* _Task instructions_:
Give back the full listing verbatim, apart from its images.

-- BEGIN Dataset content --

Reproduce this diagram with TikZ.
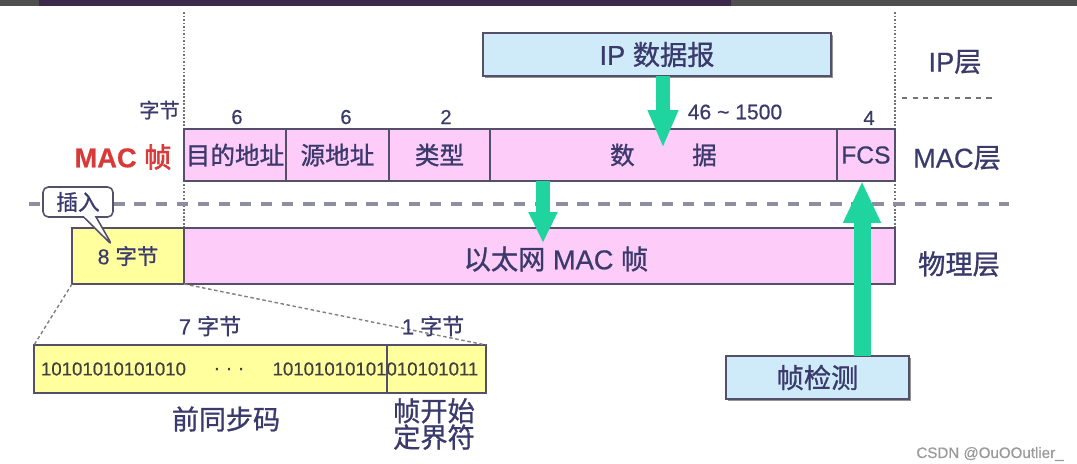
\documentclass[tikz,border=0pt]{standalone}
\usepackage{fontspec}
\setmainfont{Liberation Sans}[FakeBold=0.6]
\newfontfamily\cjk{Noto Sans CJK SC}[FakeBold=1.0,BoldFont={Noto Sans CJK SC},BoldFeatures={FakeBold=2.4}]
\usetikzlibrary{positioning,calc,shapes.callouts,shadows,arrows.meta}
\definecolor{inkcol}{HTML}{3A3A6C}
\definecolor{framecol}{HTML}{55506A}
\definecolor{pinkfill}{HTML}{FDCCF8}
\definecolor{yelfill}{HTML}{FFFF9E}
\definecolor{bluefill}{HTML}{CFEAF9}
\definecolor{arrowgreen}{HTML}{1FD49E}
\definecolor{guide}{HTML}{8E8EA0}
\definecolor{macred}{HTML}{D83A3A}
\definecolor{barpurple}{HTML}{3B2A4C}
\definecolor{bargrey}{HTML}{4F4F4F}
\definecolor{markgrey}{HTML}{9A9A9A}
\newcommand{\fsz}[1]{\fontsize{#1}{#1}\selectfont}

\begin{document}
\begin{tikzpicture}[x=0.02cm,y=-0.02cm,
    cellbox/.style={draw=framecol,line width=0.85pt,outer sep=0pt,inner sep=0pt,text=inkcol},
    macbox/.style={cellbox,fill=pinkfill,minimum height=1.04cm,font=\cjk\fsz{14}},
    phybox/.style={cellbox,minimum height=1.12cm},
    prebox/.style={cellbox,fill=yelfill,minimum height=0.96cm},
    bluebox/.style={cellbox,fill=bluefill,minimum height=0.86cm,font=\fsz{15.5},
        drop shadow={shadow xshift=1pt,shadow yshift=-1pt,fill=black!60,opacity=.7}},
    numlab/.style={text=inkcol,font=\fsz{11.5},inner sep=0pt},
    layerlab/.style={text=inkcol,font=\fsz{15.5},inner sep=0pt},
    sublab/.style={text=inkcol,font=\fsz{12.5},inner sep=0pt},
    bitlab/.style={text=black!75,font=\fsz{10.6},inner sep=0pt},
    callbox/.style={rectangle callout,draw=framecol,fill=white,line width=0.9pt,rounded corners=3pt,
        minimum width=1.4cm,minimum height=0.6cm,inner sep=0pt,text=inkcol,font=\cjk\fsz{12.3},
        callout pointer width=0.25cm},
    vguide/.style={draw=black!55,densely dotted,line width=1pt},
    layersep/.style={draw=guide,line width=2.2pt,dash pattern=on 6.5pt off 5.5pt},
    funnel/.style={draw=black!50,line width=0.8pt,dash pattern=on 2pt off 1.5pt},
    blockarrow/.style n args={3}{draw=arrowgreen,line width=#1,-{Triangle[width=#2,length=#3,fill=arrowgreen]}}
]
\useasboundingbox (0,0) rectangle (1077,463);
% video strip at the top
\fill[bargrey] (0,0) rectangle (1077,6);
\fill[barpurple] (39,0) rectangle (731,6);
% guides
\draw[vguide] (184,12) -- (184,228);
\draw[vguide] (895,12) -- (895,228);
\draw[draw=black!55,dashed,line width=1pt] (902,98) -- (992,98);
\draw[layersep] (29,204) -- (1009,204);

% IP layer
\node[bluebox,minimum width=6.96cm] (ip) at (657,54.5) {IP {\cjk 数据报}};

% MAC frame
\node[macbox,minimum width=2.04cm] (dst) at (235,155) {目的地址};
\node[macbox,minimum width=2.06cm,right=0pt of dst] (src) {源地址};
\node[macbox,minimum width=2.02cm,right=0pt of src] (type) {类型};
\node[macbox,minimum width=6.94cm,right=0pt of type] (data) {数\hspace{1.15cm}据};
\node[macbox,minimum width=1.16cm,right=0pt of data,font=\fsz{14}] (fcs) {FCS};

\node[numlab,anchor=east] (bytes) at (180,110) {\cjk 字节};
\node[numlab] (len6a) at (237,117) {6};
\node[numlab] (len6b) at (346,117) {6};
\node[numlab] (len2) at (446,117) {2};
\node[numlab,font=\fsz{12}] (lendata) at (735,112) {46 \char`\~{} 1500};
\node[numlab] (len4) at (869,118) {4};
\node[text=macred,font=\bfseries\fsz{15.5},inner sep=0pt] (maclab) at (123,157) {MAC {\cjk\bfseries 帧}};

% physical layer
\node[phybox,fill=yelfill,minimum width=2.24cm,font=\fsz{12.2}] (pre8) at (128,256) {8 {\cjk 字节}};
\node[phybox,fill=pinkfill,minimum width=14.22cm,right=0pt of pre8] (eth) {};
\node[layerlab] (ethtext) at (556,259) {{\cjk 以太网} MAC {\cjk 帧}};

\coordinate (insTip) at (112,245);
\node[callbox,callout absolute pointer={(insTip)}] (ins) at (78,202) {插入};

% layer names
\node[layerlab] (iplayer) at (955,62) {IP{\cjk 层}};
\node[layerlab] (maclayer) at (957,158) {MAC{\cjk 层}};
\node[layerlab,font=\cjk\fsz{15.5}] (phylayer) at (959,264) {物理层};

% preamble detail
\node[prebox,minimum width=7.06cm] (pre7) at (210.5,369) {};
\node[prebox,minimum width=1.98cm,right=0pt of pre7] (sfd) {};
\node[bitlab] (bitsL) at (113.5,369) {10101010101010};
\node[bitlab] (bitdots) at (229,369) {. . .};
\node[bitlab] (bitsR) at (375.5,369) {10101010101010101011};
\draw[funnel] (pre8.south west) -- (pre7.north west);
\draw[funnel] (pre8.south east) -- (sfd.north east);
\node[sublab] (bytes7) at (210,326) {7 {\cjk 字节}};
\node[sublab] (bytes1) at (433,326) {1 {\cjk 字节}};
\node[layerlab,font=\cjk\fsz{15.4}] (prelab) at (226,419) {前同步码};
\node[layerlab,font=\cjk\fontsize{15.5}{15}\selectfont,align=center] (sfdlab) at (434,424) {帧开始\\定界符};

% frame check
\node[bluebox,minimum width=3.66cm,font=\cjk\fsz{15.5}] (check) at (817.5,377.5) {帧检测};

% green arrows
\coordinate (dataTip) at (663,148);
\coordinate (ethTip) at (543,243);
\coordinate (fcsTip) at (862,181);
\draw[blockarrow={0.28cm}{0.56cm}{0.76cm}] (ip.south -| dataTip) -- (dataTip);
\draw[blockarrow={0.27cm}{0.54cm}{0.62cm}] (data.south -| ethTip) -- (ethTip);
\draw[blockarrow={0.34cm}{0.70cm}{0.84cm}] (check.north -| fcsTip) -- (fcsTip);

\node[text=markgrey,font=\fsz{8.6},inner sep=0pt] (mark) at (990,454) {CSDN @OuOOutlier\_};
\end{tikzpicture}
\end{document}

-- END Dataset content --

* _Output_:
Reproduce this diagram with TikZ.
\documentclass[tikz,border=0pt]{standalone}
\usepackage{fontspec}
\setmainfont{Liberation Sans}[FakeBold=0.6]
\newfontfamily\cjk{Noto Sans CJK SC}[FakeBold=1.0,BoldFont={Noto Sans CJK SC},BoldFeatures={FakeBold=2.4}]
\usetikzlibrary{positioning,calc,shapes.callouts,shadows,arrows.meta}
\definecolor{inkcol}{HTML}{3A3A6C}
\definecolor{framecol}{HTML}{55506A}
\definecolor{pinkfill}{HTML}{FDCCF8}
\definecolor{yelfill}{HTML}{FFFF9E}
\definecolor{bluefill}{HTML}{CFEAF9}
\definecolor{arrowgreen}{HTML}{1FD49E}
\definecolor{guide}{HTML}{8E8EA0}
\definecolor{macred}{HTML}{D83A3A}
\definecolor{barpurple}{HTML}{3B2A4C}
\definecolor{bargrey}{HTML}{4F4F4F}
\definecolor{markgrey}{HTML}{9A9A9A}
\newcommand{\fsz}[1]{\fontsize{#1}{#1}\selectfont}

\begin{document}
\begin{tikzpicture}[x=0.02cm,y=-0.02cm,
    cellbox/.style={draw=framecol,line width=0.85pt,outer sep=0pt,inner sep=0pt,text=inkcol},
    macbox/.style={cellbox,fill=pinkfill,minimum height=1.04cm,font=\cjk\fsz{14}},
    phybox/.style={cellbox,minimum height=1.12cm},
    prebox/.style={cellbox,fill=yelfill,minimum height=0.96cm},
    bluebox/.style={cellbox,fill=bluefill,minimum height=0.86cm,font=\fsz{15.5},
        drop shadow={shadow xshift=1pt,shadow yshift=-1pt,fill=black!60,opacity=.7}},
    numlab/.style={text=inkcol,font=\fsz{11.5},inner sep=0pt},
    layerlab/.style={text=inkcol,font=\fsz{15.5},inner sep=0pt},
    sublab/.style={text=inkcol,font=\fsz{12.5},inner sep=0pt},
    bitlab/.style={text=black!75,font=\fsz{10.6},inner sep=0pt},
    callbox/.style={rectangle callout,draw=framecol,fill=white,line width=0.9pt,rounded corners=3pt,
        minimum width=1.4cm,minimum height=0.6cm,inner sep=0pt,text=inkcol,font=\cjk\fsz{12.3},
        callout pointer width=0.25cm},
    vguide/.style={draw=black!55,densely dotted,line width=1pt},
    layersep/.style={draw=guide,line width=2.2pt,dash pattern=on 6.5pt off 5.5pt},
    funnel/.style={draw=black!50,line width=0.8pt,dash pattern=on 2pt off 1.5pt},
    blockarrow/.style n args={3}{draw=arrowgreen,line width=#1,-{Triangle[width=#2,length=#3,fill=arrowgreen]}}
]
\useasboundingbox (0,0) rectangle (1077,463);
% video strip at the top
\fill[bargrey] (0,0) rectangle (1077,6);
\fill[barpurple] (39,0) rectangle (731,6);
% guides
\draw[vguide] (184,12) -- (184,228);
\draw[vguide] (895,12) -- (895,228);
\draw[draw=black!55,dashed,line width=1pt] (902,98) -- (992,98);
\draw[layersep] (29,204) -- (1009,204);

% IP layer
\node[bluebox,minimum width=6.96cm] (ip) at (657,54.5) {IP {\cjk 数据报}};

% MAC frame
\node[macbox,minimum width=2.04cm] (dst) at (235,155) {目的地址};
\node[macbox,minimum width=2.06cm,right=0pt of dst] (src) {源地址};
\node[macbox,minimum width=2.02cm,right=0pt of src] (type) {类型};
\node[macbox,minimum width=6.94cm,right=0pt of type] (data) {数\hspace{1.15cm}据};
\node[macbox,minimum width=1.16cm,right=0pt of data,font=\fsz{14}] (fcs) {FCS};

\node[numlab,anchor=east] (bytes) at (180,110) {\cjk 字节};
\node[numlab] (len6a) at (237,117) {6};
\node[numlab] (len6b) at (346,117) {6};
\node[numlab] (len2) at (446,117) {2};
\node[numlab,font=\fsz{12}] (lendata) at (735,112) {46 \char`\~{} 1500};
\node[numlab] (len4) at (869,118) {4};
\node[text=macred,font=\bfseries\fsz{15.5},inner sep=0pt] (maclab) at (123,157) {MAC {\cjk\bfseries 帧}};

% physical layer
\node[phybox,fill=yelfill,minimum width=2.24cm,font=\fsz{12.2}] (pre8) at (128,256) {8 {\cjk 字节}};
\node[phybox,fill=pinkfill,minimum width=14.22cm,right=0pt of pre8] (eth) {};
\node[layerlab] (ethtext) at (556,259) {{\cjk 以太网} MAC {\cjk 帧}};

\coordinate (insTip) at (112,245);
\node[callbox,callout absolute pointer={(insTip)}] (ins) at (78,202) {插入};

% layer names
\node[layerlab] (iplayer) at (955,62) {IP{\cjk 层}};
\node[layerlab] (maclayer) at (957,158) {MAC{\cjk 层}};
\node[layerlab,font=\cjk\fsz{15.5}] (phylayer) at (959,264) {物理层};

% preamble detail
\node[prebox,minimum width=7.06cm] (pre7) at (210.5,369) {};
\node[prebox,minimum width=1.98cm,right=0pt of pre7] (sfd) {};
\node[bitlab] (bitsL) at (113.5,369) {10101010101010};
\node[bitlab] (bitdots) at (229,369) {. . .};
\node[bitlab] (bitsR) at (375.5,369) {10101010101010101011};
\draw[funnel] (pre8.south west) -- (pre7.north west);
\draw[funnel] (pre8.south east) -- (sfd.north east);
\node[sublab] (bytes7) at (210,326) {7 {\cjk 字节}};
\node[sublab] (bytes1) at (433,326) {1 {\cjk 字节}};
\node[layerlab,font=\cjk\fsz{15.4}] (prelab) at (226,419) {前同步码};
\node[layerlab,font=\cjk\fontsize{15.5}{15}\selectfont,align=center] (sfdlab) at (434,424) {帧开始\\定界符};

% frame check
\node[bluebox,minimum width=3.66cm,font=\cjk\fsz{15.5}] (check) at (817.5,377.5) {帧检测};

% green arrows
\coordinate (dataTip) at (663,148);
\coordinate (ethTip) at (543,243);
\coordinate (fcsTip) at (862,181);
\draw[blockarrow={0.28cm}{0.56cm}{0.76cm}] (ip.south -| dataTip) -- (dataTip);
\draw[blockarrow={0.27cm}{0.54cm}{0.62cm}] (data.south -| ethTip) -- (ethTip);
\draw[blockarrow={0.34cm}{0.70cm}{0.84cm}] (check.north -| fcsTip) -- (fcsTip);

\node[text=markgrey,font=\fsz{8.6},inner sep=0pt] (mark) at (990,454) {CSDN @OuOOutlier\_};
\end{tikzpicture}
\end{document}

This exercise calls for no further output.